* **WRITTEN EXERCISE**: All material below is to be reproduced exactly.

═════ SOURCE DATA

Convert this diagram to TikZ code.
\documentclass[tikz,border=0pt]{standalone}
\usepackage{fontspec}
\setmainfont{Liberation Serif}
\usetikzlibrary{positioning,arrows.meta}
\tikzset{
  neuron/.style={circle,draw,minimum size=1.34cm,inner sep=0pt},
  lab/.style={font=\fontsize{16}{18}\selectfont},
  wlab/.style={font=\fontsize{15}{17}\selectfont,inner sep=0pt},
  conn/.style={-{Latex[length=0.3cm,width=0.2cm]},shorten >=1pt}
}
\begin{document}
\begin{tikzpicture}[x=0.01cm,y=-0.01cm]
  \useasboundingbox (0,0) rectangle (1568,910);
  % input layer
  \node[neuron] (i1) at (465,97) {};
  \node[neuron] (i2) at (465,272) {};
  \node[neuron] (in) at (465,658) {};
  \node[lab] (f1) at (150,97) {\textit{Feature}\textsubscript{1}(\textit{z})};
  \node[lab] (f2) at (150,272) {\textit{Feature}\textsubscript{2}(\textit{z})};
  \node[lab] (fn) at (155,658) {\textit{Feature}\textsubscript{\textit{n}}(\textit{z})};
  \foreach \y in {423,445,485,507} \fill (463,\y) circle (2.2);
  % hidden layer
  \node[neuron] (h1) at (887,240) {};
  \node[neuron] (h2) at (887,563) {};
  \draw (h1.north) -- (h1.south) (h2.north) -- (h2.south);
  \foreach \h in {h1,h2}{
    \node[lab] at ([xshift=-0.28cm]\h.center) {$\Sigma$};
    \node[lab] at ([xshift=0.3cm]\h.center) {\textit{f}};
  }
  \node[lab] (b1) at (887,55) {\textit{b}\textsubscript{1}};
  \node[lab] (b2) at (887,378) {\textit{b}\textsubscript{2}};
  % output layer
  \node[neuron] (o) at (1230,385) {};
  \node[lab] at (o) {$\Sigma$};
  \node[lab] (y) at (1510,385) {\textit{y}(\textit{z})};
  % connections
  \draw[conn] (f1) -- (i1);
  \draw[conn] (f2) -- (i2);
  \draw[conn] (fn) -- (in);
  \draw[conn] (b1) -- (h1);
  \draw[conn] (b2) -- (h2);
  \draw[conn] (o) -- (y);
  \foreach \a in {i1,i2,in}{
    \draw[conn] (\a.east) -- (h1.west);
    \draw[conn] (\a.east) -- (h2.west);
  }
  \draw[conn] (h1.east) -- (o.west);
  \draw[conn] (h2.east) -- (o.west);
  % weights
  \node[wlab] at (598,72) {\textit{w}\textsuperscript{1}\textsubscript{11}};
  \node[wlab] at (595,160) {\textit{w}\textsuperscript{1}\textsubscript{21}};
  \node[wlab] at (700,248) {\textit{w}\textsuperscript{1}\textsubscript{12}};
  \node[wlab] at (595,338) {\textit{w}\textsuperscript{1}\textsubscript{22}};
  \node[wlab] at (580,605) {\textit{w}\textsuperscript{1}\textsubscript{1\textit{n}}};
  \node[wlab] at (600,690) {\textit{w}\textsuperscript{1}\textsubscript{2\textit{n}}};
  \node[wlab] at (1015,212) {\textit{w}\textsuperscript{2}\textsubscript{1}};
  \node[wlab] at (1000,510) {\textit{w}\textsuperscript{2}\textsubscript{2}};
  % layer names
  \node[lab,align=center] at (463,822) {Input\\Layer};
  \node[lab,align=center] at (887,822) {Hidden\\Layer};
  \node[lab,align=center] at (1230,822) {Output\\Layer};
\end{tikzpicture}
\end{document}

══════════

* **FULL SOLUTION**:
Convert this diagram to TikZ code.
\documentclass[tikz,border=0pt]{standalone}
\usepackage{fontspec}
\setmainfont{Liberation Serif}
\usetikzlibrary{positioning,arrows.meta}
\tikzset{
  neuron/.style={circle,draw,minimum size=1.34cm,inner sep=0pt},
  lab/.style={font=\fontsize{16}{18}\selectfont},
  wlab/.style={font=\fontsize{15}{17}\selectfont,inner sep=0pt},
  conn/.style={-{Latex[length=0.3cm,width=0.2cm]},shorten >=1pt}
}
\begin{document}
\begin{tikzpicture}[x=0.01cm,y=-0.01cm]
  \useasboundingbox (0,0) rectangle (1568,910);
  % input layer
  \node[neuron] (i1) at (465,97) {};
  \node[neuron] (i2) at (465,272) {};
  \node[neuron] (in) at (465,658) {};
  \node[lab] (f1) at (150,97) {\textit{Feature}\textsubscript{1}(\textit{z})};
  \node[lab] (f2) at (150,272) {\textit{Feature}\textsubscript{2}(\textit{z})};
  \node[lab] (fn) at (155,658) {\textit{Feature}\textsubscript{\textit{n}}(\textit{z})};
  \foreach \y in {423,445,485,507} \fill (463,\y) circle (2.2);
  % hidden layer
  \node[neuron] (h1) at (887,240) {};
  \node[neuron] (h2) at (887,563) {};
  \draw (h1.north) -- (h1.south) (h2.north) -- (h2.south);
  \foreach \h in {h1,h2}{
    \node[lab] at ([xshift=-0.28cm]\h.center) {$\Sigma$};
    \node[lab] at ([xshift=0.3cm]\h.center) {\textit{f}};
  }
  \node[lab] (b1) at (887,55) {\textit{b}\textsubscript{1}};
  \node[lab] (b2) at (887,378) {\textit{b}\textsubscript{2}};
  % output layer
  \node[neuron] (o) at (1230,385) {};
  \node[lab] at (o) {$\Sigma$};
  \node[lab] (y) at (1510,385) {\textit{y}(\textit{z})};
  % connections
  \draw[conn] (f1) -- (i1);
  \draw[conn] (f2) -- (i2);
  \draw[conn] (fn) -- (in);
  \draw[conn] (b1) -- (h1);
  \draw[conn] (b2) -- (h2);
  \draw[conn] (o) -- (y);
  \foreach \a in {i1,i2,in}{
    \draw[conn] (\a.east) -- (h1.west);
    \draw[conn] (\a.east) -- (h2.west);
  }
  \draw[conn] (h1.east) -- (o.west);
  \draw[conn] (h2.east) -- (o.west);
  % weights
  \node[wlab] at (598,72) {\textit{w}\textsuperscript{1}\textsubscript{11}};
  \node[wlab] at (595,160) {\textit{w}\textsuperscript{1}\textsubscript{21}};
  \node[wlab] at (700,248) {\textit{w}\textsuperscript{1}\textsubscript{12}};
  \node[wlab] at (595,338) {\textit{w}\textsuperscript{1}\textsubscript{22}};
  \node[wlab] at (580,605) {\textit{w}\textsuperscript{1}\textsubscript{1\textit{n}}};
  \node[wlab] at (600,690) {\textit{w}\textsuperscript{1}\textsubscript{2\textit{n}}};
  \node[wlab] at (1015,212) {\textit{w}\textsuperscript{2}\textsubscript{1}};
  \node[wlab] at (1000,510) {\textit{w}\textsuperscript{2}\textsubscript{2}};
  % layer names
  \node[lab,align=center] at (463,822) {Input\\Layer};
  \node[lab,align=center] at (887,822) {Hidden\\Layer};
  \node[lab,align=center] at (1230,822) {Output\\Layer};
\end{tikzpicture}
\end{document}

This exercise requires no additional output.